> **Records for the task**
[START]

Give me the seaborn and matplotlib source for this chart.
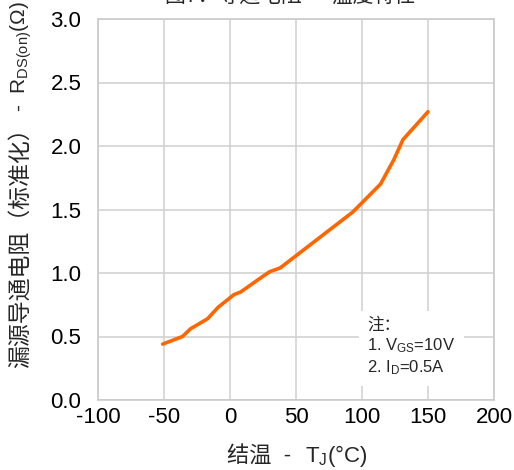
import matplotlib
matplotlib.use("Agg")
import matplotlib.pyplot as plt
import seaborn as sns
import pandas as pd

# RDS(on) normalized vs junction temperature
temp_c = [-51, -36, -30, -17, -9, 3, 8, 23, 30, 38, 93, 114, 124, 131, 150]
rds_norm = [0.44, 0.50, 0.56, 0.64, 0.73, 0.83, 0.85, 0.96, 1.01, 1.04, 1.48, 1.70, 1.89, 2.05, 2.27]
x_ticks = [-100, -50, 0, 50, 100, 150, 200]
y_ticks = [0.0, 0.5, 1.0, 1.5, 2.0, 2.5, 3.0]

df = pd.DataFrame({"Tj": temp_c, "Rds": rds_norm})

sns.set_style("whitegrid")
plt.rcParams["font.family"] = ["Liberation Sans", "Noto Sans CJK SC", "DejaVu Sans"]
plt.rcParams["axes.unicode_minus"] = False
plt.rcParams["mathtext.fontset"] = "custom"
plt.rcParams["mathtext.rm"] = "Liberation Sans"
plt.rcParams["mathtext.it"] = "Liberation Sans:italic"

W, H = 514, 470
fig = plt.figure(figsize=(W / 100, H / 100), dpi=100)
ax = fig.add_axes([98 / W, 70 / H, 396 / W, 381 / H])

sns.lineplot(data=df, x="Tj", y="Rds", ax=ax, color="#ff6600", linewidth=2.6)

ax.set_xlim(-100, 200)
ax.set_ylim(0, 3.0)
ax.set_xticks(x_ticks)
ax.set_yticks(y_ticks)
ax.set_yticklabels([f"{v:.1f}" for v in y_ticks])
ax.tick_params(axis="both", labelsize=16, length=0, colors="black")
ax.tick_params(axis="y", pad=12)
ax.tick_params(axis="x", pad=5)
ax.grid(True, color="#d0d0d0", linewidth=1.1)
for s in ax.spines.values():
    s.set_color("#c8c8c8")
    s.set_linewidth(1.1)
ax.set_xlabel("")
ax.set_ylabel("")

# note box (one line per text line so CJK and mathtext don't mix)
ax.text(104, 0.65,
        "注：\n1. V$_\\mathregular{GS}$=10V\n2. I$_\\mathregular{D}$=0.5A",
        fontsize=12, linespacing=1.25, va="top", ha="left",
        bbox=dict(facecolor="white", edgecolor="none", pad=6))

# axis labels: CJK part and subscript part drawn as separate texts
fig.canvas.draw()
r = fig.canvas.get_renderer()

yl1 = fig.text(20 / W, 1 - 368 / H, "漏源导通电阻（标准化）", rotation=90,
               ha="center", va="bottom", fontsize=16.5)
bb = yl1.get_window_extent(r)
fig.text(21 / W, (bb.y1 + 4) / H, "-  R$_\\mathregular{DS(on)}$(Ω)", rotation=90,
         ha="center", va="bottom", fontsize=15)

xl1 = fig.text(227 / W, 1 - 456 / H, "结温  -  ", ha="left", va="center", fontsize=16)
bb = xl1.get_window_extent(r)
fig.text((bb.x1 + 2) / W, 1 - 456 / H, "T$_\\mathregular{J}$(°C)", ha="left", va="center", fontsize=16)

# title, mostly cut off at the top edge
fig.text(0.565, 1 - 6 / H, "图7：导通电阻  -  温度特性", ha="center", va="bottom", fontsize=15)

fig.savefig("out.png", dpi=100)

[END]
[START]

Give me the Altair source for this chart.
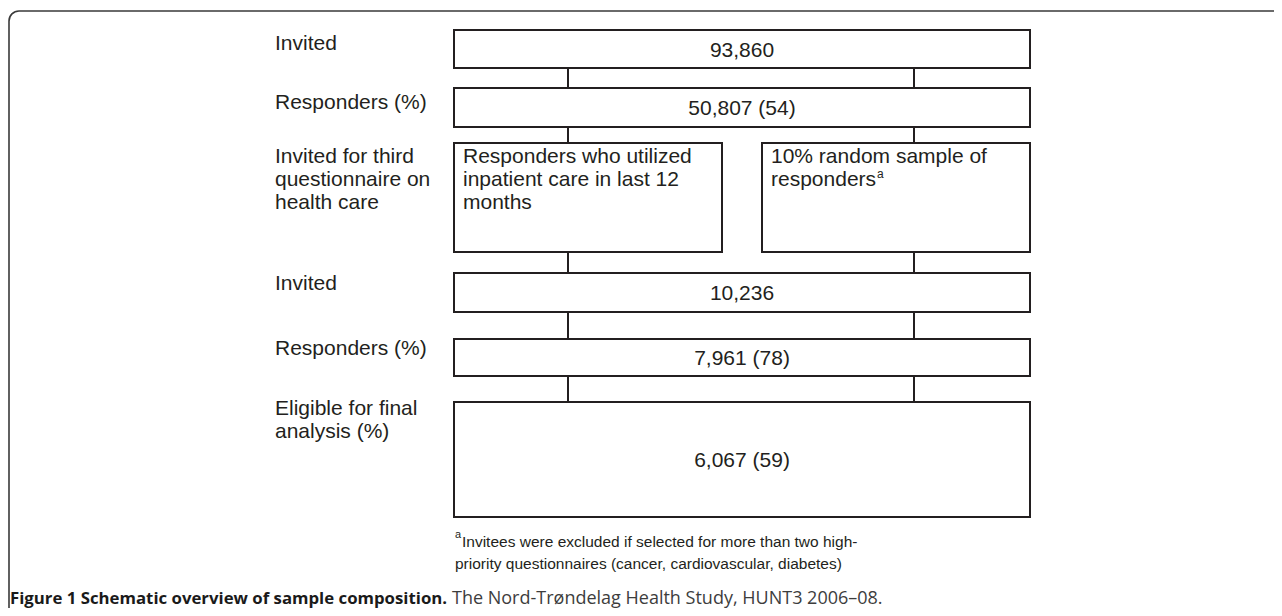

[END]

> **Description of the task**
Above this task is a listing with pictures in it. Retype only the lines from the one containing "Give me the seaborn" through the one containing "y_ticks = [0.0, 0.5, 1.0, 1.5, 2.0, 2.5, 3.0]", both included, and not the pictures.

> **Reply**
Give me the seaborn and matplotlib source for this chart.
import matplotlib
matplotlib.use("Agg")
import matplotlib.pyplot as plt
import seaborn as sns
import pandas as pd

# RDS(on) normalized vs junction temperature
temp_c = [-51, -36, -30, -17, -9, 3, 8, 23, 30, 38, 93, 114, 124, 131, 150]
rds_norm = [0.44, 0.50, 0.56, 0.64, 0.73, 0.83, 0.85, 0.96, 1.01, 1.04, 1.48, 1.70, 1.89, 2.05, 2.27]
x_ticks = [-100, -50, 0, 50, 100, 150, 200]
y_ticks = [0.0, 0.5, 1.0, 1.5, 2.0, 2.5, 3.0]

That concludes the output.